Mais là, il faut avouer qu'il m'a soufflé avec cette histoire poignante qui repose sur l'hypothèse que c'est le comte d'Oxford, Édouard de Vere qui a écrit l'œuvre imputé à Shakespeare. Ce comte est joué par l'anglais Rhys Ifans, absolument époustouflant. Il est loin le temps où on le découvrait comme colocataire avec un sens du ridicule inexistant dans Coup de foudre à Notting Hill.

On n'oubliera pas non plus le rôle de la reine Elizabeth qui marque par son sens illustre de la royauté, en témoigne cette folie sénile qui l'atteint durant les dernières années de sa vie. Pour l'anecdote, Elizabeth jeune est jouée par Joely Richardson et Elizabeth vieille, par sa propre mère, Vanessa Redgrave.

Le dernier rôle marquant est à imputer à Edward Hogg qui campe le fils Cecil. Un homme difforme, facilement identifiable par sa bosse. Un personnage tragique qui resplendit lors d'une confrontation finale face à Edouard de Vere où est illustré un des twists les plus géniaux de ces dernières années. Une scène marquante grâce au twist mais aussi à la prestation d'Edward Hogg littéralement habité l'espace d'une scène.

Par contre, on regrettera un William Shakespeare absolument tête à claque et salaud comme pas possible. Faut-il y voir une vérité histoire retranscrite ou un moyen scénaristique d'assimiler plus facilement que cet homme est un imposteur ?

Le budget est amplement justifié grâce à une reconstitution historique très réussie dont les effets spéciaux sont presque camouflées (Roland Emmerich a de l'expérience à revendre) excepté sur une scène à bord d'un canot et dont les costumes (plus de 300) sont magnifiques et force encore plus le respect pour les acteurs pour avoir réussi à jouer avec ces accoutrements d'époques ridicules.

La réplique grandeur nature du théâtre de Rose est très réussie et nous permet de superbes scènes du théâtre tel qu'il était vécu à l'époque où le public participait parfois à la pièce. Une façon de vivre les histoires bannie de nos jours où les bonnes manières comptent davantage. Aussi il permet de revivre une compilation des moments les plus cultes de l'œuvre de Shakespeare comme si on était dans la peau d'un homme/femme du 16ème siècle. Et ce n'est pas le seul élément historique qui sera bien retransmis. Ah oui, je me suis bien marré à regarder les pièces de théâtre en ne bitant quasiment rien (la faute à des scènes pêchées hors contexte et ne connaissant pas bien les œuvres de Shakespeare, j'ai un peu galéré mais ça ne pose aucun problème pour le suivi de l'histoire).

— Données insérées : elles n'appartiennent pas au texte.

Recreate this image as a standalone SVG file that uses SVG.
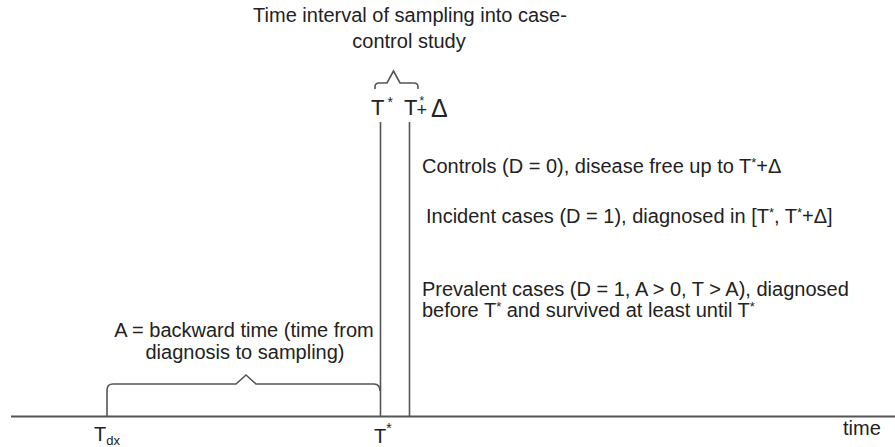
<svg xmlns="http://www.w3.org/2000/svg" width="895" height="447" viewBox="0 0 895 447">
<style>
text{font-family:"Liberation Sans",Arial,sans-serif;font-size:20px;fill:#222}
.ln{fill:none;stroke:#555;stroke-width:1.6}
.ax{fill:none;stroke:#555;stroke-width:2}
.sup{font-size:13px}
</style>
<rect width="895" height="447" fill="#fff"/>
<g id="connectors">
<line class="ax" x1="11" y1="416.5" x2="895" y2="416.5"/>
<line class="ln" x1="380.5" y1="122" x2="380.5" y2="417"/>
<line class="ln" x1="409.5" y1="122" x2="409.5" y2="417"/>
<path class="ln" d="M107 417 V390 Q107 384 113 384 H236 L246 375 L256 384 H374 Q380 384 380 391"/>
<path class="ln" d="M375 89 V87 Q375 83 379 83 H387 L393.5 71 L400 83 H414 Q418 83 418 87 V89"/>
</g>
<g id="interval-label">
<text text-anchor="middle"><tspan x="410" y="22">Time interval of sampling into case-</tspan><tspan x="409" y="48">control study</tspan></text>
</g>
<g id="interval-marks">
<text x="371" y="115" style="font-size:22px">T<tspan dx="3" dy="-8" style="font-size:14px">*</tspan></text>
<text x="404" y="115" style="font-size:22px">T<tspan dx="-1" dy="1" style="font-size:18px">+</tspan><tspan dx="-7.5" dy="-11" style="font-size:12px">*</tspan></text>
<text x="431" y="117" style="font-size:25px">Δ</text>
</g>
<g id="controls">
<text x="422" y="173">Controls (D = 0), disease free up to T<tspan class="sup" dy="-6">*</tspan><tspan dy="6">+Δ</tspan></text>
</g>
<g id="incident">
<text x="426" y="223">Incident cases (D = 1), diagnosed in [T<tspan class="sup" dy="-6">*</tspan><tspan dy="6">, T</tspan><tspan class="sup" dy="-6">*</tspan><tspan dy="6">+Δ]</tspan></text>
</g>
<g id="prevalent">
<text><tspan x="422" y="296">Prevalent cases (D = 1, A &gt; 0, T &gt; A), diagnosed</tspan><tspan x="422" y="317">before T</tspan><tspan class="sup" dy="-6">*</tspan><tspan dy="6"> and survived at least until T</tspan><tspan class="sup" dy="-6">*</tspan></text>
</g>
<g id="backward-time">
<text text-anchor="middle"><tspan x="244" y="337">A = backward time (time from</tspan><tspan x="245" y="359">diagnosis to sampling)</tspan></text>
</g>
<g id="axis-labels">
<text x="94" y="441">T<tspan style="font-size:13px" dy="4">dx</tspan></text>
<text x="374" y="443">T<tspan style="font-size:14px" dy="-10">*</tspan></text>
<text x="843" y="435">time</text>
</g>
</svg>
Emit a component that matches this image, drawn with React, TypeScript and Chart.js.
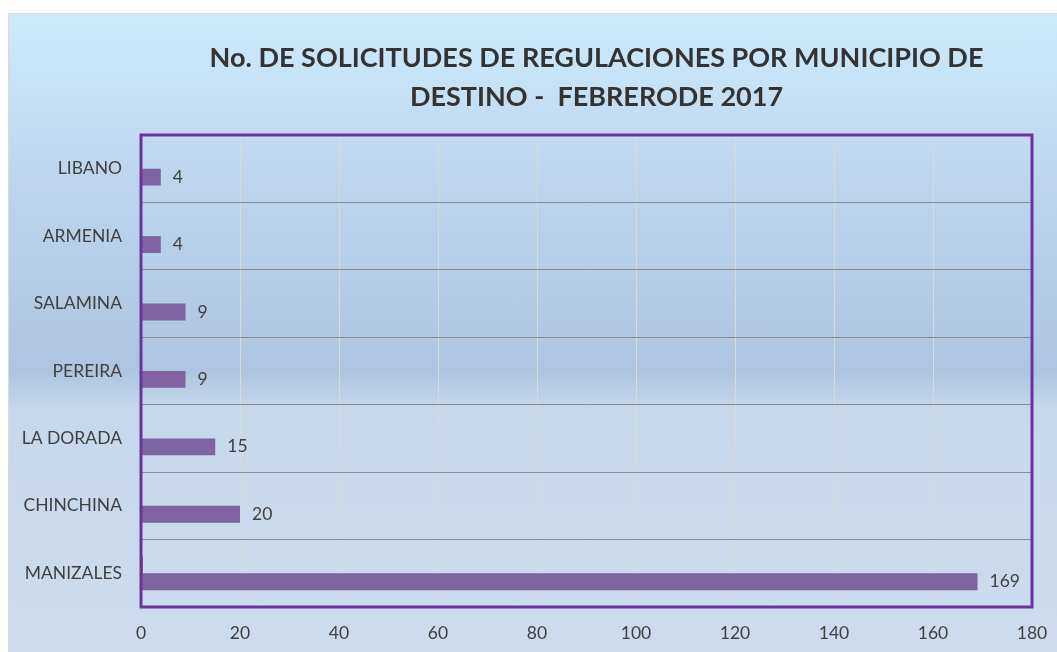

Toutefois, le film n'est pas totalement exempt de défauts. En outre d'un Shakespeare ridicule, le film souffre de quelques temps morts dû à sa longue durée (2h18). Aussi au début, on est perdu face aux différents noms des protagonistes du film. Peut-être aurait-il mieux valu prendre un peu plus de temps pour les présenter pour éviter de nous paumer entre les différents noms (mais ne vous inquiétez, au bout d'une demi-heure, on a situé tout ce beau monde). Parfois le film patine et dévoile des intrigues peu intéressantes. Par exemple, celle du dramaturge Jonson toutefois on aurait raté un beau final avec des répliques marquantes. Je pense personnellement que le film aurait gagné en efficacité s'il s'était davantage concentré sur le comte d'Oxford, délaissé un peu William Shakespeare très anecdotique dans le film et réduit le rôle de Jonson.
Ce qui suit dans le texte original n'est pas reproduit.